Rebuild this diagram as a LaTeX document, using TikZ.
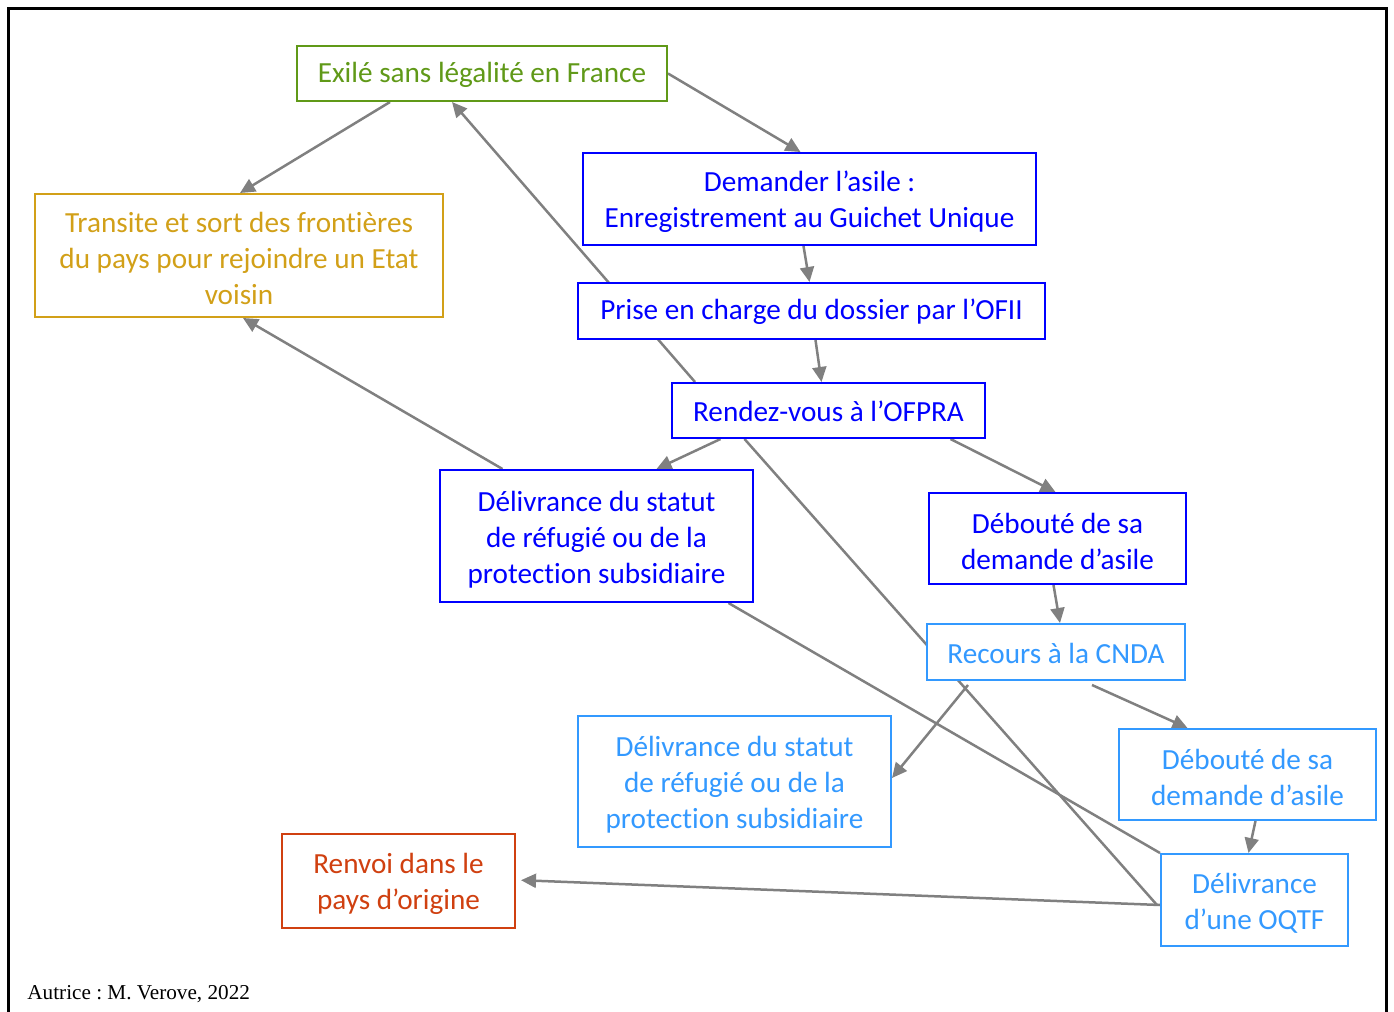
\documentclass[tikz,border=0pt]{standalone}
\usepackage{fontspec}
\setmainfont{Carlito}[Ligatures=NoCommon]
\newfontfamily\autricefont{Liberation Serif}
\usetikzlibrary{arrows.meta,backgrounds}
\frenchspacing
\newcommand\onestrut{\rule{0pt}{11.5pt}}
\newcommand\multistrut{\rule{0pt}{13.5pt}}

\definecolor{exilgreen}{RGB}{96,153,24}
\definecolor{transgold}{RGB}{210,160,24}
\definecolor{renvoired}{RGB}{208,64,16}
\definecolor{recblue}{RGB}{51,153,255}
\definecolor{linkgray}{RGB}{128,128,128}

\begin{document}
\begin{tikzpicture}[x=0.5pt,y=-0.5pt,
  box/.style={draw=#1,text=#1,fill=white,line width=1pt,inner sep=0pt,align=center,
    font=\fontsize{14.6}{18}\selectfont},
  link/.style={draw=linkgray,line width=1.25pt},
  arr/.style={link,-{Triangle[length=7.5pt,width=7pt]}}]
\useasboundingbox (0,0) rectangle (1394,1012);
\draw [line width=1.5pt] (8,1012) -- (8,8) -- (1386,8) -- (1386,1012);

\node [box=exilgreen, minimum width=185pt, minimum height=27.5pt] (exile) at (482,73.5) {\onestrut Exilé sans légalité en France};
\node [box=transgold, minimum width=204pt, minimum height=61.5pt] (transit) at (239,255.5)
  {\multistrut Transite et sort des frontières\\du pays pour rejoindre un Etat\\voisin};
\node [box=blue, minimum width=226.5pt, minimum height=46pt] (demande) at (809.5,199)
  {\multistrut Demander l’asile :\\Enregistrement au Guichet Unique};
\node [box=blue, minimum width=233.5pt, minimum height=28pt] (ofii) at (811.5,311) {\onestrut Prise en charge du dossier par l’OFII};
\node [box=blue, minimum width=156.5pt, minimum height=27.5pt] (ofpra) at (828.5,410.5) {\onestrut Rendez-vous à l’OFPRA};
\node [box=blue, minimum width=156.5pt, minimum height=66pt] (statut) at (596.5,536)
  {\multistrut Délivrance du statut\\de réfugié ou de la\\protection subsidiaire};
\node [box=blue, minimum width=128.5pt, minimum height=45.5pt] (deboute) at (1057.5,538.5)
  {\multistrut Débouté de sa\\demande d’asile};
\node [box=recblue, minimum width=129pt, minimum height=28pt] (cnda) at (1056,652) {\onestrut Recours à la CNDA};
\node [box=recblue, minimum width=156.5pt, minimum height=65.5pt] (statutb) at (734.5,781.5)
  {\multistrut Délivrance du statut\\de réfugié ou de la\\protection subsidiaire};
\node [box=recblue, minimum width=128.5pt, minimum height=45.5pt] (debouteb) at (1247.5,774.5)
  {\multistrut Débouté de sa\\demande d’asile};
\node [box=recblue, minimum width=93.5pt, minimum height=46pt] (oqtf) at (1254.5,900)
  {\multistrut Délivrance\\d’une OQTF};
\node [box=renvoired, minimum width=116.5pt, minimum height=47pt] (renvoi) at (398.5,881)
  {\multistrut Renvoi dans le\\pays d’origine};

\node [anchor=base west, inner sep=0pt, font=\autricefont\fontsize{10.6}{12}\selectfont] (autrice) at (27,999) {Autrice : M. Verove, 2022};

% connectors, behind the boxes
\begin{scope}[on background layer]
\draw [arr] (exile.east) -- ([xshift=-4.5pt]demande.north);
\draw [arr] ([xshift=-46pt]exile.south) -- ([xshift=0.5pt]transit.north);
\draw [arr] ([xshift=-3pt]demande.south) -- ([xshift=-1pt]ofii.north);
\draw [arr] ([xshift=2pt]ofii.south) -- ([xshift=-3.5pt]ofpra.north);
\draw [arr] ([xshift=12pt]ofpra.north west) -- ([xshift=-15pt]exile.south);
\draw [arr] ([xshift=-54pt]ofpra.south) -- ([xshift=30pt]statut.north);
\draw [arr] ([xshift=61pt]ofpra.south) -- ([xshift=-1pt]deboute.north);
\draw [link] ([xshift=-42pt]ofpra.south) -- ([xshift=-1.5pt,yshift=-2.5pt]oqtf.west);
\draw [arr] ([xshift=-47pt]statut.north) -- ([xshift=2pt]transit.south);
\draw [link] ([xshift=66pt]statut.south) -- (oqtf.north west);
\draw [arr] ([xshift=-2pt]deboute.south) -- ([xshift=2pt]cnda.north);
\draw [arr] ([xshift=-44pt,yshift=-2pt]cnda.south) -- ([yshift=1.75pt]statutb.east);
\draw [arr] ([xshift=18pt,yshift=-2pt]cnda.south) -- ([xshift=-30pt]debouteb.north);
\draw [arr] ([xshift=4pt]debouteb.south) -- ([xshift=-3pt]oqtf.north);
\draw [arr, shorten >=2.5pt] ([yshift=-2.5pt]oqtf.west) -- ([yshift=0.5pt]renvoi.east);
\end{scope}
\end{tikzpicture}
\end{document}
○ ○ ○ ○
■ What this task involves:
Extract the lines exactly, please: the first line of the listing, the line with "(1386,8) -- (1386,1012);", and every line between them, but no pictures.

■ Solution to the problem:
Rebuild this diagram as a LaTeX document, using TikZ.
\documentclass[tikz,border=0pt]{standalone}
\usepackage{fontspec}
\setmainfont{Carlito}[Ligatures=NoCommon]
\newfontfamily\autricefont{Liberation Serif}
\usetikzlibrary{arrows.meta,backgrounds}
\frenchspacing
\newcommand\onestrut{\rule{0pt}{11.5pt}}
\newcommand\multistrut{\rule{0pt}{13.5pt}}

\definecolor{exilgreen}{RGB}{96,153,24}
\definecolor{transgold}{RGB}{210,160,24}
\definecolor{renvoired}{RGB}{208,64,16}
\definecolor{recblue}{RGB}{51,153,255}
\definecolor{linkgray}{RGB}{128,128,128}

\begin{document}
\begin{tikzpicture}[x=0.5pt,y=-0.5pt,
  box/.style={draw=#1,text=#1,fill=white,line width=1pt,inner sep=0pt,align=center,
    font=\fontsize{14.6}{18}\selectfont},
  link/.style={draw=linkgray,line width=1.25pt},
  arr/.style={link,-{Triangle[length=7.5pt,width=7pt]}}]
\useasboundingbox (0,0) rectangle (1394,1012);
\draw [line width=1.5pt] (8,1012) -- (8,8) -- (1386,8) -- (1386,1012);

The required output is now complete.